The American Physical Society (APS) has recognized MIT Plasma Science and Fusion Center (PSFC) principal research scientists John Wright and Stephen Wukitch, as well as Yevgen Kazakov and Jozef Ongena of the Laboratory for Plasma Physics in Brussels, Belgium, with the Landau-Spitzer Award for their collaborative work.
Given biennially to acknowledge outstanding plasma physics collaborations between scientists in the U.S. and the European Union, the prize this year is being awarded “for experimental verification, through collaborative experiments, of a novel and highly efficient ion cyclotron resonance heating scenario for plasma heating and generation of energetic ions in magnetic fusion devices.”
The collaboration originated at a presentation on a proposed heating scenario by Kazakov, given at a conference in 2015. Wright and Wukitch were confident that the MIT's Alcator C-Mod (the world’s highest-field tokamak) and the UK's JET (the world’s largest tokamak) would allow for an expedited and comprehensive experimental investigation. C-Mod’s high magnetic fields made it ideal for confining energetic ions, and its unique diagnostics allowed the physics to be verified within months of the conference. The results greatly strengthened Kazakov and Ongena's proposal for a JET experiment that conclusively demonstrated generation of energetic ions via this heating technique.
Additional C-Mod experiments were the first to observe alpha-like energetic ions at high magnetic field and reactor-like densities. The joint experimental work highlighting JET and C-Mod results was published in Nature Physics.

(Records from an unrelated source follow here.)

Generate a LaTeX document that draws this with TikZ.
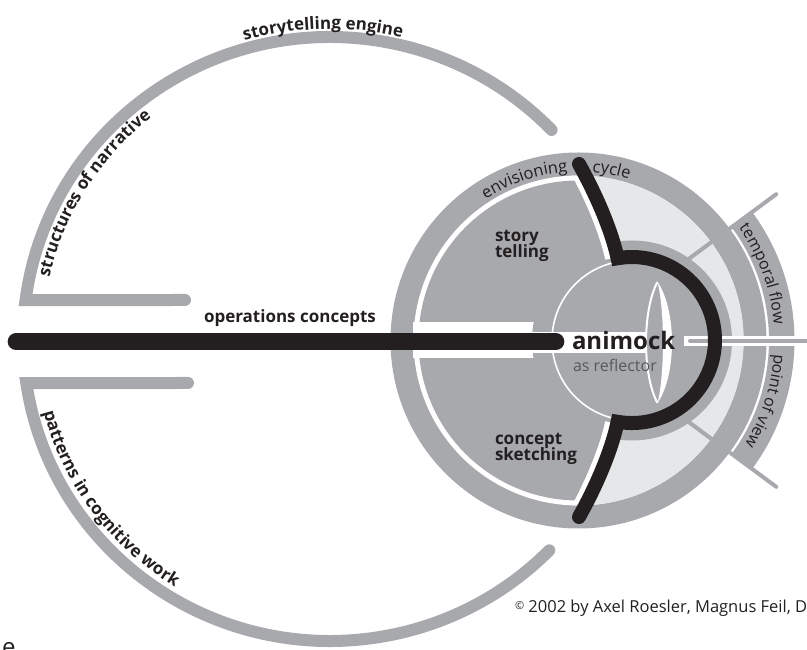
\documentclass[tikz,border=0pt]{standalone}
\usepackage{fontspec}
\setmainfont{Open Sans}
\usetikzlibrary{decorations.text}
\definecolor{gA}{HTML}{A7A9AC}
\definecolor{gL}{HTML}{E6E7E8}
\definecolor{ink}{HTML}{231F20}
\definecolor{gT}{HTML}{58595B}
\newcommand\fsz[1]{\fontsize{#1}{#1}\selectfont}
\newcommand\lblB{\fsz{17}\bfseries}
\newcommand\lblR{\fsz{16.5}}
\newcommand\lblS{\fsz{16}}
\begin{document}
\begin{tikzpicture}[x=1pt,y=1pt,
  every node/.style={inner sep=0pt, outer sep=0pt},
  outerarc/.style={draw=gA, line width=12pt, line cap=round, line join=miter},
  ray/.style={draw=gA, line width=4pt, line cap=round},
  gapline/.style={draw=white, line width=13pt},
  blackline/.style={draw=ink, line width=14pt, line cap=round, line join=miter},
  arctext/.style={decorate, decoration={text along path, text align=center, text color=ink, text={#1}}},
  secttext/.style={anchor=base west, font=\fsz{17}\bfseries, text=ink}]
\useasboundingbox (0,0) rectangle (807,650);
\coordinate (C) at (578.5,309.5);   % centre of the envisioning disk
\coordinate (L) at (632,309.5);     % centre of the reflector
\coordinate (E) at (330,311);       % centre of the outer arcs

% ---- outer arcs -------------------------------------------------
\draw[outerarc] (185,350) -- ([shift={(172.6:307 and 302)}]E)
  arc[start angle=172.6, end angle=43.8, x radius=307, y radius=302];
\draw[outerarc] (188,267) -- ([shift={(188.4:307 and 302)}]E)
  arc[start angle=188.4, end angle=315.6, x radius=307, y radius=302];

\path[arctext={|\lblB|storytelling engine}] ([shift={(122:315 and 310)}]E)
  arc[start angle=122, end angle=60.6, x radius=315, y radius=310];
\path[arctext={|\lblB|structures of narrative}] ([shift={(175.8:287.5 and 282.5)}]E)
  arc[start angle=175.8, end angle=120, x radius=287.5, y radius=282.5];
\path[arctext={|\lblB|patterns in cognitive work}] ([shift={(190:296 and 291)}]E)
  arc[start angle=190, end angle=243, x radius=296, y radius=291];

% ---- envisioning disk ------------------------------------------
\fill[gA] (C) circle[radius=188];
\fill[white] (C) circle[radius=165];
\fill[gA] (C) circle[radius=160];
\fill[white] (413,292) rectangle (545,328);
\begin{scope}
  \clip (C) circle[radius=165];
  \fill[gL] (579,486) .. controls (597,454) and (612,418) .. (617.6,391.7)
    arc[start angle=100, end angle=-100, radius=83]
    .. controls (612,201) and (597,165) .. (579,133)
    -- (579,0) -- (807,0) -- (807,650) -- (579,650) -- cycle;
\end{scope}

% band for temporal flow / point of view
\fill[gA] ([shift={(36.5:216)}]C) arc[start angle=36.5, end angle=-36.5, radius=216]
  -- ([shift={(-36.5:190.5)}]C) arc[start angle=-36.5, end angle=36.5, radius=190.5] -- cycle;

% rays
\draw[ray] ([shift={(36.5:100)}]C) -- ([shift={(36.5:246)}]C);
\draw[ray] ([shift={(-36.5:100)}]C) -- ([shift={(-36.5:246)}]C);

% reflector body
\fill[gA] (L) circle[radius=100];

\begin{scope}
  \clip (C) circle[radius=165];
  \draw[gapline] (573,486) .. controls (591,454) and (606,418) .. (611.6,391.7);
  \draw[gapline] (573,133) .. controls (591,165) and (606,201) .. (611.6,227.3);
\end{scope}

% channels
\fill[white] (530,297) rectangle (646,318);
\fill[white] (684,303.5) rectangle (807,313.5);

\draw[white, line width=1.6pt] (L) circle[radius=80];

% lens
\draw[white, line width=2pt] (657.5,368) .. controls (642.2,340) and (642.2,275) .. (657.5,247);
\fill[white] (657.5,368) .. controls (676.8,340) and (676.8,275) .. (657.5,247)
  .. controls (664.8,275) and (664.8,340) .. (657.5,368) -- cycle;

\draw[ray] (690,309) -- (807,309);

% envisioning cycle line
\draw[blackline] (579,486) .. controls (597,454) and (612,418) .. (617.6,391.7)
  arc[start angle=100, end angle=-100, radius=83]
  .. controls (612,201) and (597,165) .. (579,133);

% operations bar
\draw[ink, line width=16.7pt, line cap=round] (16,308.3) -- (556,308.3);

% ---- labels ------------------------------------------------------
\path[arctext={|\lblR|envisioning}] ([shift={(140:169)}]C)
  arc[start angle=140, end angle=77, radius=169];
\path[arctext={|\lblR|cycle}] ([shift={(110:169)}]C)
  arc[start angle=110, end angle=48, radius=169];
\path[arctext={|\lblS|temporal flow}] ([shift={(50:196)}]C)
  arc[start angle=50, end angle=-10.3, radius=196];
\path[arctext={|\lblS|point of view}] ([shift={(12:196)}]C)
  arc[start angle=12, end angle=-48, radius=196];

\node[secttext] (ops) at (204,327.5) {operations concepts};
\node[secttext] (st1) at (495,408) {story};
\node[secttext] (st2) at (495,392.5) {telling};
\node[secttext] (cs1) at (495,205) {concept};
\node[secttext] (cs2) at (495,189.5) {sketching};
\node[anchor=base west, font=\fsz{24}\bfseries, text=ink] (anim) at (572,300) {animock};
\node[anchor=base west, font=\fsz{16}, text=gT] (refl) at (573,278.3) {as reflector};
\node[anchor=base west, font=\fsz{16.5}, text=ink] (copy) at (515,37) {{\fsz{11}\raisebox{3pt}{©}} 2002 by Axel Roesler, Magnus Feil, D};
\node[anchor=base west, font=\fsz{24}, text=ink] (cut) at (2,-6) {e};
\end{tikzpicture}
\end{document}
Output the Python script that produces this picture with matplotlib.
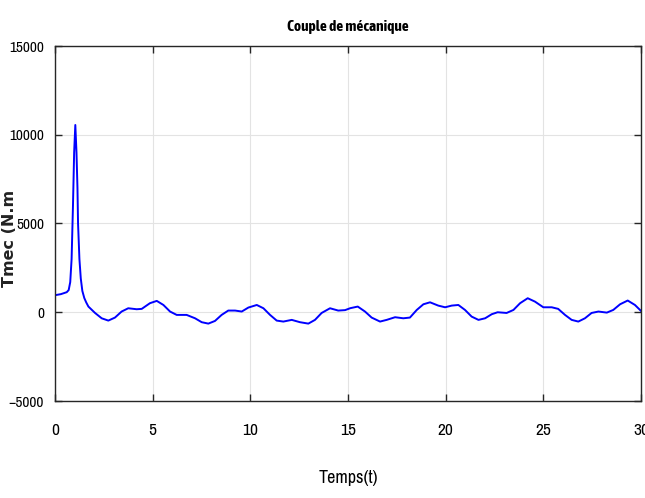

One of the key fusion challenges is confining the very energetic fusion product ions that must transfer their energy to the core plasma before they escape confinement. This heating scenario efficiently generates energies comparable to that of those produced by fusion and can be used to study energetic ion behavior in present day devices such as JET and the stellarator Wendelstein 7-X (W-7X). It will also allow study in the non-nuclear phase of ITER, the next-generation fusion device being built in France.
“It will be the icing on the cake to use this scenario at W-7X,” says Wright. “Because stellarators have large volume and high-density plasmas, it is hard for current heating scenarios to achieve those fusion energies. With conventional techniques it has been difficult to show if stellarators can confine fast ions. Using this novel scenario will definitely allow researchers to demonstrate whether a stellarator will work for fusion plasmas.”
The award, given jointly by APS and the European Physical Society, will be presented to the team in November at the APS Division of Plasma Physics meeting in Portland, Oregon.